Hammer time - Soviet early-war clunkers
Those of you with no interest in gaming any of Finland’s wars can easily dismiss the need for an expanded Finnish OB. You also may see no need for Russian AFV that the Germans did not encounter during their invasion of the Soviet Union in 1941. You might even get by—as most of us have until now—with using American or British counters to represent Russian Lend-Lease materiel. But then you would be short vehicles that are required for other theatres. The BT-2A, for instance, made its debut in Armies of Oblivion (AoO), which has been out of print for more than five years.

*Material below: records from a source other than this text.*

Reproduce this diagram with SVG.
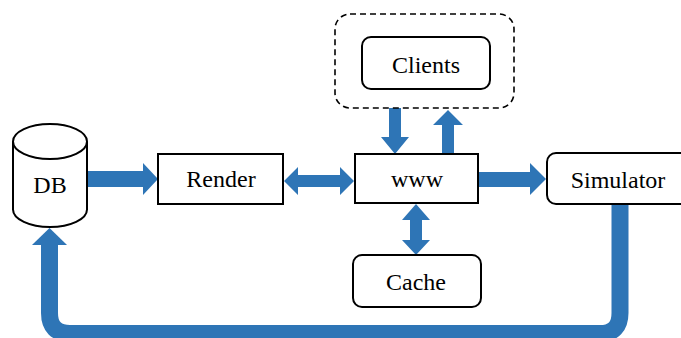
<svg xmlns="http://www.w3.org/2000/svg" width="681" height="338" viewBox="0 0 681 338">
  <style>
    .box { fill: #ffffff; stroke: #000000; stroke-width: 2; }
    .dash { fill: none; stroke: #000000; stroke-width: 1.6; stroke-dasharray: 6 4; }
    .arr { fill: #2E75B6; stroke: none; }
    .loop { fill: none; stroke: #2E75B6; stroke-width: 17; }
    .lbl { font-family: "Liberation Serif", "Times New Roman", serif; font-size: 24px; fill: #000000; text-anchor: middle; }
  </style>
  <rect width="681" height="338" fill="#ffffff"/>

  <g id="connectors">
    <path class="arr" d="M87,171 H143 V163 L158,179 L143,195 V187 H87 Z"/>
    <path class="arr" d="M284,181 L298,167 V175 H340 V167 L354,181 L340,195 V187 H298 V195 Z"/>
    <path class="arr" d="M478,172 H530 V163 L546,179 L530,195 V187 H478 Z"/>
    <path class="arr" d="M389,108 H401 V137 H409 L395,154 L381,137 H389 Z"/>
    <path class="arr" d="M442,154 V125 H433 L448,110 L463,125 H454 V154 Z"/>
    <path class="arr" d="M416,204 L430,220 H422 V240 H430 L416,255 L402,240 H410 V220 H402 Z"/>
    <path class="loop" d="M620,204 V313 Q620,333.5 600,333.5 H70 Q49.5,333.5 49.5,313 V243"/>
    <path class="arr" d="M32,245 L49.5,228 L67,245 Z"/>
  </g>

  <g id="db">
    <path class="box" d="M13,141.5 V209.5 A37,17.5 0 0 0 87,209.5 V141.5"/>
    <ellipse class="box" cx="50" cy="141.5" rx="37" ry="17.5"/>
    <text class="lbl" x="50" y="193">DB</text>
  </g>

  <g id="render">
    <rect class="box" x="158" y="154" width="125" height="50"/>
    <text class="lbl" x="221" y="187">Render</text>
  </g>

  <g id="www">
    <rect class="box" x="355" y="154" width="123" height="49"/>
    <text class="lbl" x="417" y="187">www</text>
  </g>

  <g id="clients-group">
    <rect class="dash" x="335" y="14" width="179" height="94" rx="15" ry="15"/>
  </g>

  <g id="clients">
    <rect class="box" x="362" y="37" width="128" height="52" rx="9" ry="9"/>
    <text class="lbl" x="426" y="73">Clients</text>
  </g>

  <g id="simulator">
    <rect class="box" x="547" y="153" width="150" height="51" rx="9" ry="9"/>
    <text class="lbl" x="618" y="188">Simulator</text>
  </g>

  <g id="cache">
    <rect class="box" x="353" y="255" width="128" height="52" rx="9" ry="9"/>
    <text class="lbl" x="416" y="290">Cache</text>
  </g>
</svg>
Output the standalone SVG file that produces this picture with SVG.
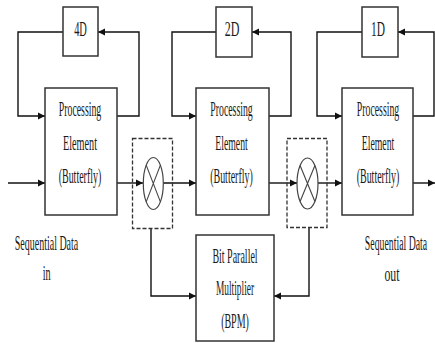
<svg xmlns="http://www.w3.org/2000/svg" width="435" height="343" viewBox="0 0 435 343">
<style>
.box{fill:#fff;stroke:#333;stroke-width:1.5}
.dash{fill:none;stroke:#333;stroke-width:1.3;stroke-dasharray:4 2}
.ln{fill:none;stroke:#111;stroke-width:1.4}
.t{font-family:"Liberation Serif","Times New Roman",serif;font-size:20px;fill:#1a1a1a;text-anchor:middle}
</style>
<defs>
<marker id="ah" markerUnits="userSpaceOnUse" markerWidth="8" markerHeight="8" refX="7" refY="4" orient="auto">
<path d="M0,0.5 L7,4 L0,7.5 z" fill="#111"/>
</marker>
</defs>
<rect width="435" height="343" fill="#fff"/>
<g id="connectors">
<path class="ln" d="M63,32 H18 V116 H45" marker-end="url(#ah)"/>
<path class="ln" d="M117,116 H139 V32 H98" marker-end="url(#ah)"/>
<path class="ln" d="M216,32 H172 V116 H196" marker-end="url(#ah)"/>
<path class="ln" d="M269,116 H291 V32 H252" marker-end="url(#ah)"/>
<path class="ln" d="M362,32 H317 V116 H342" marker-end="url(#ah)"/>
<path class="ln" d="M413,116 H434 V32 H398" marker-end="url(#ah)"/>
<path class="ln" d="M8,183 H45" marker-end="url(#ah)"/>
<path class="ln" d="M117,183 H143" marker-end="url(#ah)"/>
<path class="ln" d="M163,183 H196" marker-end="url(#ah)"/>
<path class="ln" d="M269,183 H297" marker-end="url(#ah)"/>
<path class="ln" d="M318,183 H342" marker-end="url(#ah)"/>
<path class="ln" d="M413,183 H435" marker-end="url(#ah)"/>
<path class="ln" d="M151,228 V296 H196" marker-end="url(#ah)"/>
<path class="ln" d="M309,228 V296 H274" marker-end="url(#ah)"/>
</g>
<g id="d4">
<rect class="box" x="63" y="7" width="35" height="49"/>
<text class="t" transform="translate(80.5,36) scale(0.52,1)">4D</text>
</g>
<g id="d2">
<rect class="box" x="216" y="7" width="36" height="50"/>
<text class="t" transform="translate(232,36) scale(0.6,1)">2D</text>
</g>
<g id="d1">
<rect class="box" x="362" y="7" width="36" height="50"/>
<text class="t" transform="translate(378,36) scale(0.57,1)">1D</text>
</g>
<g id="pe1">
<rect class="box" x="45" y="88" width="72" height="127"/>
<text class="t" transform="translate(80,116) scale(0.49,1)">Processing</text>
<text class="t" transform="translate(80,150) scale(0.51,1)">Element</text>
<text class="t" transform="translate(80,183) scale(0.5,1)">(Butterfly)</text>
</g>
<g id="pe2">
<rect class="box" x="196" y="88" width="73" height="127"/>
<text class="t" transform="translate(231.5,116) scale(0.49,1)">Processing</text>
<text class="t" transform="translate(231.5,150) scale(0.49,1)">Element</text>
<text class="t" transform="translate(231.5,183) scale(0.5,1)">(Butterfly)</text>
</g>
<g id="pe3">
<rect class="box" x="342" y="88" width="71" height="127"/>
<text class="t" transform="translate(378,116) scale(0.49,1)">Processing</text>
<text class="t" transform="translate(378,150) scale(0.49,1)">Element</text>
<text class="t" transform="translate(378,183) scale(0.5,1)">(Butterfly)</text>
</g>
<g id="mul1">
<rect class="dash" x="132.5" y="138.5" width="40" height="90"/>
<ellipse cx="153.3" cy="183.5" rx="10" ry="26" fill="#fff" stroke="#444" stroke-width="1.2"/>
<path d="M146.2,165.1 L160.4,201.9 M160.4,165.1 L146.2,201.9" stroke="#444" stroke-width="1.1"/>
</g>
<g id="mul2">
<rect class="dash" x="287" y="138.5" width="40" height="89"/>
<ellipse cx="307.5" cy="183.5" rx="10.5" ry="25.5" fill="#fff" stroke="#444" stroke-width="1.2"/>
<path d="M300.1,165.5 L314.9,201.5 M314.9,165.5 L300.1,201.5" stroke="#444" stroke-width="1.1"/>
</g>
<g id="bpm">
<rect class="box" x="196" y="235" width="78" height="106"/>
<text class="t" transform="translate(235,263) scale(0.5,1)">Bit Parallel</text>
<text class="t" transform="translate(235,295) scale(0.47,1)">Multiplier</text>
<text class="t" transform="translate(235,328) scale(0.5,1)">(BPM)</text>
</g>
<g id="in">
<text class="t" transform="translate(46.5,250) scale(0.5,1)">Sequential Data</text>
<text class="t" transform="translate(46.7,280) scale(0.51,1)">in</text>
</g>
<g id="out">
<text class="t" transform="translate(396,250) scale(0.49,1)">Sequential Data</text>
<text class="t" transform="translate(392,281) scale(0.59,1)">out</text>
</g>
</svg>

This light tank saw combat in Spain, Mongolia, Poland, and Finland, as well as before the gates of Moscow in 1941, and on the Leningrad Front in 1942-43. The Romanians likewise encountered this fast mover, as recounted in the popular scenario “Liberating Bessarabia,” which I have enjoyed playing several times.

Betka BT-2A World Tour
Another (small) incentive to own HP is that it gives you access to eight models of Beute-Panzerkampfwagen (literally, “booty armored fighting vehicles”) from the out-of-print historical ASL module (HASL) Pegasus Bridge (PB). Included, ostensibly, to permit players to game the actions of Panzer-Abteilung 211—a German tank battalion that fought in northern Finland in 1941, only two models of these Beute-Panzer actually saw action in Finland. The remainder of these ex-French AFV are mainly required for scenarios set in Normandy during 1944, which MMP may be working on as I write. An added bonus is that the counters in HP are of better quality than those provided with PB.3
Pz. Abt. 211 in Operation Polar Fox
The last major reason why I think that you ought to consider owning HP has less to do with new counters, although there are certainly plenty more in the box, than with a few, relatively simple rules that have wide applicability across the system. On initial inspection, the introduction of a Russian Early War Doctrine (REWD, A25.212) appears to have little relevance beyond the early stages of the Winter War (i.e. prior to February 1940). The rule is designed to handicap the Russian player, to replicate some of the feel of the period when the Red Army suffered from especially poor organization, and command and control.4 Much of this can be attributed to spotty training, but lacklustre leadership also played a role. The lingering effects of Stalin’s Great Purge partly explains why some Russian commanders were out of their depth. However, unrefined tactical doctrine, overconfidence, and a general lack of professionalism share the blame. Having a Commissar by your side hardly could have helped. 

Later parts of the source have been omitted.